The local structural and tectonic conditions in the siting regions differ considerably in detail. In Südranden, the investigations in Stage 2 confirmed that the overburden has undergone relatively little tectonic disturbance; the same applies for the Zürich Nordost region. The southern part of this siting region is located above the northern boundary zone of the Permo-Carboniferous Trough of Northern Switzerland which was reactivated in post-Palaeozoic times and, according to the 3D seismic analysis, has less favourable structural geological properties. When optimising the disposal perimeter for the safety-based comparison this part of the siting region is identified as a tectonic zone to be avoided. For the Nördlich Lägern siting region, the explorations in Stage 2 showed a stronger influence of regional fault zones, particularly in the western part of the region. The northern part of the siting region is located above the northern boundary zone of the Permo-Carboniferous Trough of Northern Switzerland which was reactivated in post-Palaeozoic times. Similarly to the situation for Zürich Nordost, it is designated as a tectonic zone to be avoided. The Jura Ost siting region is affected by regional tectonic elements only in its outermost marginal areas and the current interpretation of the seismic profiles shows only slight disturbance. In contrast, the influence of regional fault zones is more clearly recognisable in the Jura-Südfuss siting region than previously assumed. In addition, there is also a comparatively more pronounced small-scale tectonic overprinting in this region. In Wellenberg, cored boreholes show a higher density of small-scale fault zones compared with the siting regions in Northern Switzerland. These cannot be recorded systematically because of the difficulties with exploring this region using reflection seismics.

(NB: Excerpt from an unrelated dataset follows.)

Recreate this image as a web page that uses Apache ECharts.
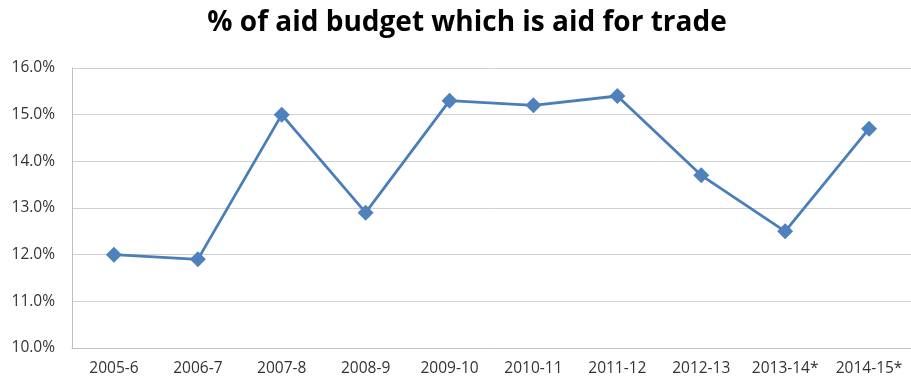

To characterise the geological conditions in the siting regions, the geological models for the regions in Northern Switzerland were updated compared to Stage 1, taking into account all available data. An updated 3D geological model was also prepared for Wellenberg. For the siting regions in Northern Switzerland, there is a significant change in the depth of the relevant geological horizons compared to Stage 1 in some cases, even taking into account methodological uncertainties. The base of the Opalinus Clay which can serve as regional reference horizon is significantly shallower in Südranden and, in the Nördlich Lägern region, mainly in the western part, significantly deeper than previously assumed. Depth maps were also used to prepare thickness maps for the host rocks. These are based mainly on seismic data and contain greater uncertainties compared to information from boreholes. Nevertheless, they confirm the indications from boreholes concerning the regional bandwidth of the stratigraphic host rock thicknesses.